### GIVEN INSTRUCTION
Print all of the data exactly.

### SUPPLIED DATA
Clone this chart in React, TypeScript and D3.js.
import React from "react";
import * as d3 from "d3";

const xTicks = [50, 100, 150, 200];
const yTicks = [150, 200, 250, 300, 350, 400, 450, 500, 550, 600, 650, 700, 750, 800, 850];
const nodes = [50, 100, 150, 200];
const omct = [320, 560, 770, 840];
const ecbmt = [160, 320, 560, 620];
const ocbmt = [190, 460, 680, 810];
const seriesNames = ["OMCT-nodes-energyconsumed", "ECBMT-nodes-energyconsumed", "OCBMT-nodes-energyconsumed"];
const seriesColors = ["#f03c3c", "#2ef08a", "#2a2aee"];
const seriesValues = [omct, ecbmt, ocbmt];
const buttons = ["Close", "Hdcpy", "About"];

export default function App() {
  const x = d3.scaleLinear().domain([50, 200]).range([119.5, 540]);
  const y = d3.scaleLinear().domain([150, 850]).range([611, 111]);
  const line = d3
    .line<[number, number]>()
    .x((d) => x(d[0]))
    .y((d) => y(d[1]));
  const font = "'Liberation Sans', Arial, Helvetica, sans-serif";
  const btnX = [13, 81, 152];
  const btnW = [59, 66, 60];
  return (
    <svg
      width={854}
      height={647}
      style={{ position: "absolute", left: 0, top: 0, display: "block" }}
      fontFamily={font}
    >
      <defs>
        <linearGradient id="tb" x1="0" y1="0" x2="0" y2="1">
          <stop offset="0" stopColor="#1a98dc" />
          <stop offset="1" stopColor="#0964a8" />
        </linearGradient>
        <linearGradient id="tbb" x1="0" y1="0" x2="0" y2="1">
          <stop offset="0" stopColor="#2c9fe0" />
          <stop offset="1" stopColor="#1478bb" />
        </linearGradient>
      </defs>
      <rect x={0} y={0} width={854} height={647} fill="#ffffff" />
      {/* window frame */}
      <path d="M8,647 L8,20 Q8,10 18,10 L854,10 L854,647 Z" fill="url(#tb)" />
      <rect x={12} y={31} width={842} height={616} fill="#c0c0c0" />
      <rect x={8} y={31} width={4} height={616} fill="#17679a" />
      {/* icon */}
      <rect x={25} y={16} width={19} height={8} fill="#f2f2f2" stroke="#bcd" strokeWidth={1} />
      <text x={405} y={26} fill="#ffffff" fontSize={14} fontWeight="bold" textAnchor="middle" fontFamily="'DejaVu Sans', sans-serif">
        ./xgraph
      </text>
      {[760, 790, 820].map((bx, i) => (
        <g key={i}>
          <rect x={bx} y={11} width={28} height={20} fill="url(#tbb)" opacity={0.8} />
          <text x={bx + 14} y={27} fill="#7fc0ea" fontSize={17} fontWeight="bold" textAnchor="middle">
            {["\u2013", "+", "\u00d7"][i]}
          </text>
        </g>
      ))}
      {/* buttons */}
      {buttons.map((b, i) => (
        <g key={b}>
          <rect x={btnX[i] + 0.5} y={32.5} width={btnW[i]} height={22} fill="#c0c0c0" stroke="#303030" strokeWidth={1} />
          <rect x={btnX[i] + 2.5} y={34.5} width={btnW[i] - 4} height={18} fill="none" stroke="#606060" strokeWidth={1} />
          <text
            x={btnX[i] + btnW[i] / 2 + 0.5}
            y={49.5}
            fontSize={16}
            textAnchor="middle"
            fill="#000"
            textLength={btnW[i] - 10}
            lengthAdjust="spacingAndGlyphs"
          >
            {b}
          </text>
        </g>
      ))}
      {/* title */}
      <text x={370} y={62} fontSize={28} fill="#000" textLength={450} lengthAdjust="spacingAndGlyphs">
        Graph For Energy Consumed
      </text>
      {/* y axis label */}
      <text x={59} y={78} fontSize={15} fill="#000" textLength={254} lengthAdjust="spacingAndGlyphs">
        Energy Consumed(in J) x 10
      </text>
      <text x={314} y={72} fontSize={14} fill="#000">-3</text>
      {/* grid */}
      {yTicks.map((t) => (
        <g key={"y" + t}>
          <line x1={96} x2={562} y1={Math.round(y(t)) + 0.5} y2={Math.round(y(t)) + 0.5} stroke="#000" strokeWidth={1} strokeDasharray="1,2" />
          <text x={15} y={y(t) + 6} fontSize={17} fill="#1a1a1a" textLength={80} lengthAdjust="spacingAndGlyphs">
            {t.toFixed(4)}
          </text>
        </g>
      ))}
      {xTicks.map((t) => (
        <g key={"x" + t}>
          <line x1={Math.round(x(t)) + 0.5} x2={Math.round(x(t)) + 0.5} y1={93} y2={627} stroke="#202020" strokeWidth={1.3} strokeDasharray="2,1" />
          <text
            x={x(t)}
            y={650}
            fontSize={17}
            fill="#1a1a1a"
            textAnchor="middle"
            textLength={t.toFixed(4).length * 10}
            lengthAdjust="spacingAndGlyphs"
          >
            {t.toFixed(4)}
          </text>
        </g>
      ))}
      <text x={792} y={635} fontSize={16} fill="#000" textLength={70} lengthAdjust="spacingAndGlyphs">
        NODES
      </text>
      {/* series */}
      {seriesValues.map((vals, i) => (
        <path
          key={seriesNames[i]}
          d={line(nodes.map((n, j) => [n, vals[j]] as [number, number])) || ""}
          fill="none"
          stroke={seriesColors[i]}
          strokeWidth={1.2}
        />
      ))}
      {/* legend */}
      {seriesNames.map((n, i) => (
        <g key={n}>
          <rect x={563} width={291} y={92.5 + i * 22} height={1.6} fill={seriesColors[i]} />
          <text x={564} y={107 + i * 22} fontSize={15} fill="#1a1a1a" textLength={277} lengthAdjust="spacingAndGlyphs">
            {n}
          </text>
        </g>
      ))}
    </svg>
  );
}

### OUTPUT
Clone this chart in React, TypeScript and D3.js.
import React from "react";
import * as d3 from "d3";

const xTicks = [50, 100, 150, 200];
const yTicks = [150, 200, 250, 300, 350, 400, 450, 500, 550, 600, 650, 700, 750, 800, 850];
const nodes = [50, 100, 150, 200];
const omct = [320, 560, 770, 840];
const ecbmt = [160, 320, 560, 620];
const ocbmt = [190, 460, 680, 810];
const seriesNames = ["OMCT-nodes-energyconsumed", "ECBMT-nodes-energyconsumed", "OCBMT-nodes-energyconsumed"];
const seriesColors = ["#f03c3c", "#2ef08a", "#2a2aee"];
const seriesValues = [omct, ecbmt, ocbmt];
const buttons = ["Close", "Hdcpy", "About"];

export default function App() {
  const x = d3.scaleLinear().domain([50, 200]).range([119.5, 540]);
  const y = d3.scaleLinear().domain([150, 850]).range([611, 111]);
  const line = d3
    .line<[number, number]>()
    .x((d) => x(d[0]))
    .y((d) => y(d[1]));
  const font = "'Liberation Sans', Arial, Helvetica, sans-serif";
  const btnX = [13, 81, 152];
  const btnW = [59, 66, 60];
  return (
    <svg
      width={854}
      height={647}
      style={{ position: "absolute", left: 0, top: 0, display: "block" }}
      fontFamily={font}
    >
      <defs>
        <linearGradient id="tb" x1="0" y1="0" x2="0" y2="1">
          <stop offset="0" stopColor="#1a98dc" />
          <stop offset="1" stopColor="#0964a8" />
        </linearGradient>
        <linearGradient id="tbb" x1="0" y1="0" x2="0" y2="1">
          <stop offset="0" stopColor="#2c9fe0" />
          <stop offset="1" stopColor="#1478bb" />
        </linearGradient>
      </defs>
      <rect x={0} y={0} width={854} height={647} fill="#ffffff" />
      {/* window frame */}
      <path d="M8,647 L8,20 Q8,10 18,10 L854,10 L854,647 Z" fill="url(#tb)" />
      <rect x={12} y={31} width={842} height={616} fill="#c0c0c0" />
      <rect x={8} y={31} width={4} height={616} fill="#17679a" />
      {/* icon */}
      <rect x={25} y={16} width={19} height={8} fill="#f2f2f2" stroke="#bcd" strokeWidth={1} />
      <text x={405} y={26} fill="#ffffff" fontSize={14} fontWeight="bold" textAnchor="middle" fontFamily="'DejaVu Sans', sans-serif">
        ./xgraph
      </text>
      {[760, 790, 820].map((bx, i) => (
        <g key={i}>
          <rect x={bx} y={11} width={28} height={20} fill="url(#tbb)" opacity={0.8} />
          <text x={bx + 14} y={27} fill="#7fc0ea" fontSize={17} fontWeight="bold" textAnchor="middle">
            {["\u2013", "+", "\u00d7"][i]}
          </text>
        </g>
      ))}
      {/* buttons */}
      {buttons.map((b, i) => (
        <g key={b}>
          <rect x={btnX[i] + 0.5} y={32.5} width={btnW[i]} height={22} fill="#c0c0c0" stroke="#303030" strokeWidth={1} />
          <rect x={btnX[i] + 2.5} y={34.5} width={btnW[i] - 4} height={18} fill="none" stroke="#606060" strokeWidth={1} />
          <text
            x={btnX[i] + btnW[i] / 2 + 0.5}
            y={49.5}
            fontSize={16}
            textAnchor="middle"
            fill="#000"
            textLength={btnW[i] - 10}
            lengthAdjust="spacingAndGlyphs"
          >
            {b}
          </text>
        </g>
      ))}
      {/* title */}
      <text x={370} y={62} fontSize={28} fill="#000" textLength={450} lengthAdjust="spacingAndGlyphs">
        Graph For Energy Consumed
      </text>
      {/* y axis label */}
      <text x={59} y={78} fontSize={15} fill="#000" textLength={254} lengthAdjust="spacingAndGlyphs">
        Energy Consumed(in J) x 10
      </text>
      <text x={314} y={72} fontSize={14} fill="#000">-3</text>
      {/* grid */}
      {yTicks.map((t) => (
        <g key={"y" + t}>
          <line x1={96} x2={562} y1={Math.round(y(t)) + 0.5} y2={Math.round(y(t)) + 0.5} stroke="#000" strokeWidth={1} strokeDasharray="1,2" />
          <text x={15} y={y(t) + 6} fontSize={17} fill="#1a1a1a" textLength={80} lengthAdjust="spacingAndGlyphs">
            {t.toFixed(4)}
          </text>
        </g>
      ))}
      {xTicks.map((t) => (
        <g key={"x" + t}>
          <line x1={Math.round(x(t)) + 0.5} x2={Math.round(x(t)) + 0.5} y1={93} y2={627} stroke="#202020" strokeWidth={1.3} strokeDasharray="2,1" />
          <text
            x={x(t)}
            y={650}
            fontSize={17}
            fill="#1a1a1a"
            textAnchor="middle"
            textLength={t.toFixed(4).length * 10}
            lengthAdjust="spacingAndGlyphs"
          >
            {t.toFixed(4)}
          </text>
        </g>
      ))}
      <text x={792} y={635} fontSize={16} fill="#000" textLength={70} lengthAdjust="spacingAndGlyphs">
        NODES
      </text>
      {/* series */}
      {seriesValues.map((vals, i) => (
        <path
          key={seriesNames[i]}
          d={line(nodes.map((n, j) => [n, vals[j]] as [number, number])) || ""}
          fill="none"
          stroke={seriesColors[i]}
          strokeWidth={1.2}
        />
      ))}
      {/* legend */}
      {seriesNames.map((n, i) => (
        <g key={n}>
          <rect x={563} width={291} y={92.5 + i * 22} height={1.6} fill={seriesColors[i]} />
          <text x={564} y={107 + i * 22} fontSize={15} fill="#1a1a1a" textLength={277} lengthAdjust="spacingAndGlyphs">
            {n}
          </text>
        </g>
      ))}
    </svg>
  );
}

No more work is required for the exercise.